The temptation by some in the church to imitate the Roman calendar is understandable when we remember that the early church was composed of many converted Jews and Gentile proselytes to Judaism, all of whom had been used to following the Jewish calendar with its feasts and holy days throughout the different seasons of the year. Such imitation was not novel to the second and third centuries AD, as it was already happening during the Apostolic era. Paul addresses the issue in Galatians, to which we have already referred. He condemned such days when he rebuked believers who wanted to retain the old covenant shadows.
But now that you have come to know God, or rather to be known by God, how can you turn back again to the weak and worthless elementary principles of the world, whose slaves you want to be once more? You observe days and months and seasons, and years! I am afraid I may have laboured over you in vain. (Gal 4:9–11)
James Bannerman writes:
And in the context it is not difficult to gather the twofold ground on which the apostle condemned such observances. First of all, he grounded condemnation of ecclesiastical days on the fact that, in attaching importance to them, and regarding them as ordinary parts of the service due to God, the Galatians, like “children, were in bondage under the elements (stoicheia) of the world;” in other words, he stigmatises these appointments of days and seasons as rudimentary observances suited to the infancy of the church, but only fetters to it now, when it ought to have arrived at spiritual manhood.

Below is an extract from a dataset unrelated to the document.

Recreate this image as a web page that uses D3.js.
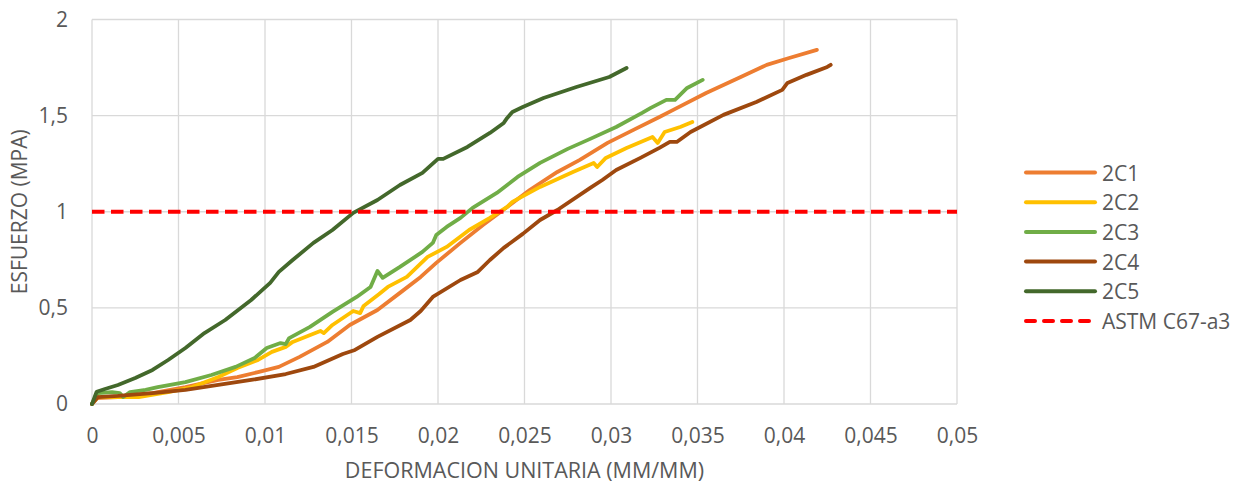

And again he characterises them as “the weak and beggarly elements (or rudiments) whereunto the Galatians desired again to be in bondage.” They were the empty and outward appointments of a carnal and worn-out dispensation.4
Since 500 BC (era of Esther), Roman pagans had kept the holiday of Saturnalia, a weeklong period of lawlessness celebrated between the 17th and 23rd of December, which had evolved out of worship of the mythological god Saturn, attributed with control of wealth and agriculture to name but a few of his supposed attributes. During this festival period, Roman courts were closed and Roman law dictated that no one could be punished for damaging property or injuring people during the weeklong celebration. It was largely wild, violent, and immoral. It was the only week of the year when gambling was permitted in public.